Though often we’re not conscious of the words we speak, read, and expose ourselves to -they're extremely powerful tools that can raise our energy and improve our lives . Even the words spoken by others can easily affect our personal vibration. Spend a few minutes with a chronic complainer and you’ll feel your energy take a quick nose-dive. 

Words have great power, so choose them (and your friends) wisely!

 

3. RESPONDING RATHER THAN REACTING

The difference? To react is to speak or blurt aloud without giving any thought to what you're saying. To respond implies conscious thought. In responding, we make a choice. We control of our words, rather than letting our words control us.

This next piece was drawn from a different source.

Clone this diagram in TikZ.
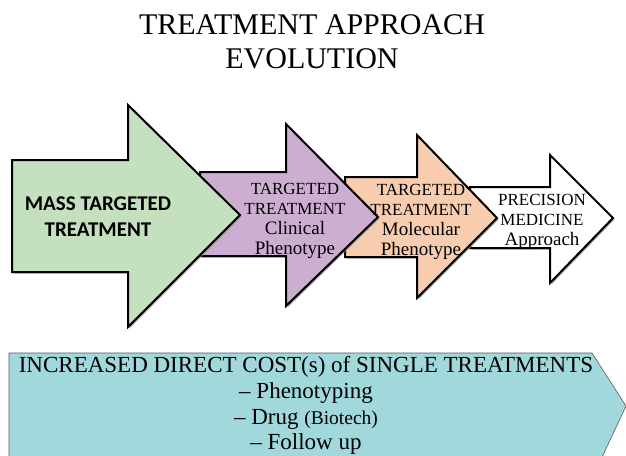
\documentclass[tikz,border=0pt]{standalone}
\usepackage{fontspec}
\setmainfont{Liberation Serif}
\newfontfamily\calfont{Carlito}
\usepackage{tikz}
\usetikzlibrary{shadows}
\definecolor{massgreen}{RGB}{197,224,191}
\definecolor{clinpurple}{RGB}{204,175,208}
\definecolor{molpeach}{RGB}{248,204,174}
\definecolor{costteal}{RGB}{160,216,220}
\newcommand{\subline}[1]{{\fontsize{19}{20}\selectfont #1}}

\begin{document}
\begin{tikzpicture}[x=1pt,y=-1pt,
  arrowshape/.style={draw=black,line width=2pt,line join=miter,
    drop shadow={shadow xshift=1.5pt,shadow yshift=-1.5pt,opacity=0.7}},
  steplabel/.style={align=center,font=\fontsize{17}{20}\selectfont,inner sep=0pt},
  costline/.style={font=\fontsize{23}{26}\selectfont,inner sep=0pt}]
\useasboundingbox (0,0) rectangle (626,455);
\node[font=\fontsize{30}{34}\selectfont,align=center] (title) at (312,42)
  {TREATMENT APPROACH\\EVOLUTION};
\fill[arrowshape,fill=white] (470,187) -- (550,187) -- (550,155) -- (613,218)
  -- (550,283) -- (550,248) -- (470,248) -- cycle;
\fill[arrowshape,fill=molpeach] (345,177) -- (417,177) -- (417,135) -- (497,218)
  -- (417,298) -- (417,257) -- (345,257) -- cycle;
\fill[arrowshape,fill=clinpurple] (200,172) -- (286,172) -- (286,124) -- (378,217)
  -- (286,306) -- (286,256) -- (200,256) -- cycle;
\fill[arrowshape,fill=massgreen] (12,160) -- (128,160) -- (128,105) -- (240,215)
  -- (128,327) -- (128,272) -- (12,272) -- cycle;
\node[align=center,font=\calfont\bfseries\fontsize{21}{26}\selectfont] (mass) at (98,217)
  {MASS TARGETED\\TREATMENT};
\node[steplabel] (clinical) at (295,221)
  {TARGETED\\TREATMENT\\\subline{Clinical}\\\subline{Phenotype}};
\node[steplabel] (molecular) at (421,222)
  {TARGETED\\TREATMENT\\\subline{Molecular}\\\subline{Phenotype}};
\node[steplabel] (precision) at (542,222)
  {PRECISION\\MEDICINE\\\subline{Approach}};
\begin{scope}
\clip (0,0) rectangle (626,455);
\fill[costteal,draw=gray!70!black,line width=0.6pt] (9,353) -- (592,353) -- (626,406)
  -- (596,470) -- (9,470) -- cycle;
\end{scope}
\node[costline] (cost) at (306,367) {INCREASED DIRECT COST(s) of SINGLE TREATMENTS};
\node[costline] (pheno) at (306,393) {-- Phenotyping};
\node[costline] (drug) at (306,419) {-- Drug {\fontsize{19.5}{22}\selectfont(Biotech)}};
\node[costline] (follow) at (306,444) {-- Follow up};
\end{tikzpicture}
\end{document}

We have the ability to consciously choose how we respond to any situation. Said best by my favorite author Stephen Covey, “Between stimulus and response there is a space. In that space lies our freedom and power to choose our response. In those choices lie our growth and our happiness.

 

 

Let‘s Inspire Positive Change & Unleash The Power of Words.  Say something worth saying. Rather than giving into the temptation of fighting back and responding to an angry voice by raising your own, pause for a moment and reflect on the desired meaning you are wishing to communicate. It's not a 'whom can hurt whom the most' contest. 

Instead, use your words for something else. Something powerful, something subversive.

You can change lives with your words, whether it's opening minds, inspiring a nation, changing the world, or influencing a child. Words have power. Words are power. Words can be your super power --so handle them carefully.

 

 

Your words can scar a person at their core... or it could mend a broken soul.